Foto: Nurcholis Maarif/detikcom
Sebanyak 30 anak muda diajak untuk mengajak mengajar anak-anak di daerah pelosok Indonesia. Mereka mengikuti Pengajar Jelajah Nusa (PJN) 2019 yang diadakan oleh PT Ultrajaya Milk Industry dan bekerja sama dengan Indonesia Mengajar.
Salah seorang peserta PJN bernama Firman menceritakan pengalamannya selama mengikuti program tersebut. Ia mengatakan harus menempuh medan yang sulit untuk sampai ke lokasi tujuan di Paser, Kalimantan Timur. Ia dan rekan-rekannya harus menggunakan kapal speed selama dua jam, dilanjutkan naik mobil melewati jalan yang dikelilingi kebun kelapa sawit, dan menyeberang lagi untuk sampai ke tujuan.
"Desa itu terapung. Kita sampai pas Magrib. Begitu melihat warga desa menyambut, anak-anak, barang-barang dibawain, dijamu, sangat menyentuh dan rasa capek jadi hilang," ucap Firman kepada detikcom, Jumat (5/7/2019).
Firman mengatakan di desa tempatnya tinggal sedang krisis air bersih dan masyarakat setempat mengandalkan air tadah hujan. Namun, masyarakat setempat ternyata sudah menyediakan air bersih untuk mandi dan keperluan para peserta PJN yang akan tinggal di sana.
"Notabene anak nelayan. Saat mengajar dengan model ceramah, mereka langsung bosan. Kita jadi belajar harus lebih melibatkan mereka. Akhirnya kita bikin kelas inspirasi untuk anak SD," ujar Firman.
Di kelas inspirasi itu, anak-anak lebih aktif dalam menggambar maupun menceritakan apa yang mereka gambar. Firman dan rekan-rekannya dibantu Bernhand Suryaningrat juga membuat proyek mengecat dua sekolahan yang ada di Paser.
Lanjut Firman, anak-anak di desa tempatnya mengajar harus menyeberang pulau untuk sekolah. Kendala lainnya adalah izin dari orang tua mereka yang terkadang tidak memperbolehkan mereka untuk bersekolah.

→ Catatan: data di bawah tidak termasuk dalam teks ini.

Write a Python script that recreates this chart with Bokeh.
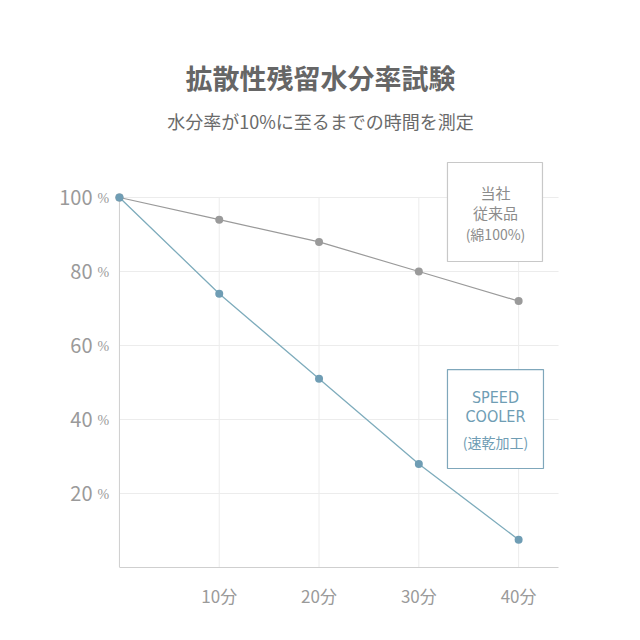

"Kita buat jaringan berikan informasi dan akses beasiswa dan berbagai program untuk mereka. Saya juga ingin menyampaikan ke akademik maupun kawan-kawan di kampus dan membagikan cerita ini ke anak-anak di kelas inspirasi di Bandung," ujar Firman yang juga mahasiswa ITB.
Lain lagi dengan Adati yang bertugas di Musi Banyuasin, Sumatera Selatan. Ia mengikuti PJN 2019 untuk menantang dirinya sendiri. Sebelumnya ia pernah ikut mengajar di komunitas anak jalanan yang memiliki keterbatasan ekonomi di Bintaro.

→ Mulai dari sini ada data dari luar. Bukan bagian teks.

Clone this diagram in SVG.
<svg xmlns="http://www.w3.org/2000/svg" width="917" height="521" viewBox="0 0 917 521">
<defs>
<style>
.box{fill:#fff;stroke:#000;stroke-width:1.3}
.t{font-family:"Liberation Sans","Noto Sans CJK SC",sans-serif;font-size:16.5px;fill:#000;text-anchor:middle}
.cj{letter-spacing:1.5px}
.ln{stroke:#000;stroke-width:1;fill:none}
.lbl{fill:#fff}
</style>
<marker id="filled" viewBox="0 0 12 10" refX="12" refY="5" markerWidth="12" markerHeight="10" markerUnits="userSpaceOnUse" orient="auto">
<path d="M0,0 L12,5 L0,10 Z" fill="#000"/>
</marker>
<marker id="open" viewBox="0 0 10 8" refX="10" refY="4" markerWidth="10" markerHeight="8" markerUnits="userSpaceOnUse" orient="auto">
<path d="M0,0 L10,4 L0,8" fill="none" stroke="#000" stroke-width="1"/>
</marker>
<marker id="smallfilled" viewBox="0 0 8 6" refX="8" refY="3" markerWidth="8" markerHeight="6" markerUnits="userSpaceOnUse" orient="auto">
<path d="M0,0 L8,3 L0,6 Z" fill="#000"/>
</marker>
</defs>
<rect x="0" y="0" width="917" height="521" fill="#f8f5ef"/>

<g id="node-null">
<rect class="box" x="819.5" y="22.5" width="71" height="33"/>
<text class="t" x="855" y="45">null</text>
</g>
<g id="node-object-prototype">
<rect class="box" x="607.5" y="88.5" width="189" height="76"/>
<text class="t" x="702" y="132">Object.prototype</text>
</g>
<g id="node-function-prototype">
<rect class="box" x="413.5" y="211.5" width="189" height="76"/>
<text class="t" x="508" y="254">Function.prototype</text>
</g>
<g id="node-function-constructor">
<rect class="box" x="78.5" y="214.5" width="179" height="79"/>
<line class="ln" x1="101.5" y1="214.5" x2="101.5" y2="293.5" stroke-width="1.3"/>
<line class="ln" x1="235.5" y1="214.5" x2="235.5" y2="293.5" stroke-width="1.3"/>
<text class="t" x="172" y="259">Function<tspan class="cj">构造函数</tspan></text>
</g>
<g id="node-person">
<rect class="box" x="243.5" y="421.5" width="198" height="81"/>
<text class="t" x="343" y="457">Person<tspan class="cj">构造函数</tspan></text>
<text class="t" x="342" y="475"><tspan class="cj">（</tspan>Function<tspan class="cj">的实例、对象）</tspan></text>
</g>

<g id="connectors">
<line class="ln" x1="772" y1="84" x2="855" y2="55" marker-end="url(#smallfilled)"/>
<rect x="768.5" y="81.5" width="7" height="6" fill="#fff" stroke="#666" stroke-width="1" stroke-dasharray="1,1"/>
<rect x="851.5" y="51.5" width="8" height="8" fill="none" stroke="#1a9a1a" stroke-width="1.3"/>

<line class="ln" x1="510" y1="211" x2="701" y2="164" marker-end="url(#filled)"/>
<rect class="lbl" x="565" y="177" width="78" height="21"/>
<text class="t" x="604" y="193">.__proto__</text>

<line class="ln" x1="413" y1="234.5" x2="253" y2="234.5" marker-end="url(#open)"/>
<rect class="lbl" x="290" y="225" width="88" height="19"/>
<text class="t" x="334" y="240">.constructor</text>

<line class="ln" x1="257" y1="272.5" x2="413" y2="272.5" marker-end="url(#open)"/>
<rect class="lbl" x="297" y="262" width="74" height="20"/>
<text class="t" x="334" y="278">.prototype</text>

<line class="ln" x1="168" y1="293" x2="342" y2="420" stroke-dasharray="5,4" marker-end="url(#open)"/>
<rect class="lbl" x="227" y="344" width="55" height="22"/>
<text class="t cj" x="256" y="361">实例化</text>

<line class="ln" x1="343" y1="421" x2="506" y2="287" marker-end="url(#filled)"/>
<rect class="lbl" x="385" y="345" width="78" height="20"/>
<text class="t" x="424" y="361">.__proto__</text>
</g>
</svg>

Namun, saat ia sampai di lokasi tujuannya di Desa Karang Agung, Musi Banyuasin, ia melihat daerahnya bukan hanya terbatas dalam ekonomi, tetapi juga kultur, akses, bahkan pengajar.
Adati juga harus beradaptasi dengan kondisi masyarakat di sana yang cenderung tertutup.
"Kita harus bisa mencari situasi, sampai akhirnya luluh. Sebelumnya masyarakat kalau disapa cuek. Untungnya saya punya tim yang super kompak," ucap Adati.
Sama seperti Firman, Safari yang mengajar di Halmhera Selatan, juga harus melewati perjalanan dan medan yang sulit untuk sampai lokasi. Mulai dari transit di beberapa bandara hingga berganti kendaraan.
"Masyarakat Halmahera jarang didatangi makanya mereka antusias menerima kami meskipun dalam keadaan gelap penerangannya. Dan itu menorehkan kenangan berharga buat kami," ucap Safari.
Bagi Safari, hikmah yang mendalam dari mengikuti PJN 2019 ialah suntikan semangat etos di pendidikan. Menurutnya, rata-rata rumah di desa tempatnya tinggal sangat sederhana tetapi masyarakatnya sangat peduli dengan pendidikan.
"Saat diskusi dengan masyarakat, mereka mengatakan biarlah rumah sederhana tapi perkara pendidikan harus istimewa," ucap Safari.
Menurut Safari, PJN 2019 bisa jadi inspirasi buat peserta di daerahnya masing-masing. Ia mengatakan akan membuat program yang sama di daerah asalnya, Kalimantan Tengah.
"Balik Kalteng aku akan bikin Kalteng Jemput Mimpi kaya PJN, mengumpulkan mahasiswa terpilih untuk terjun ke desa-desa," ucap Safari.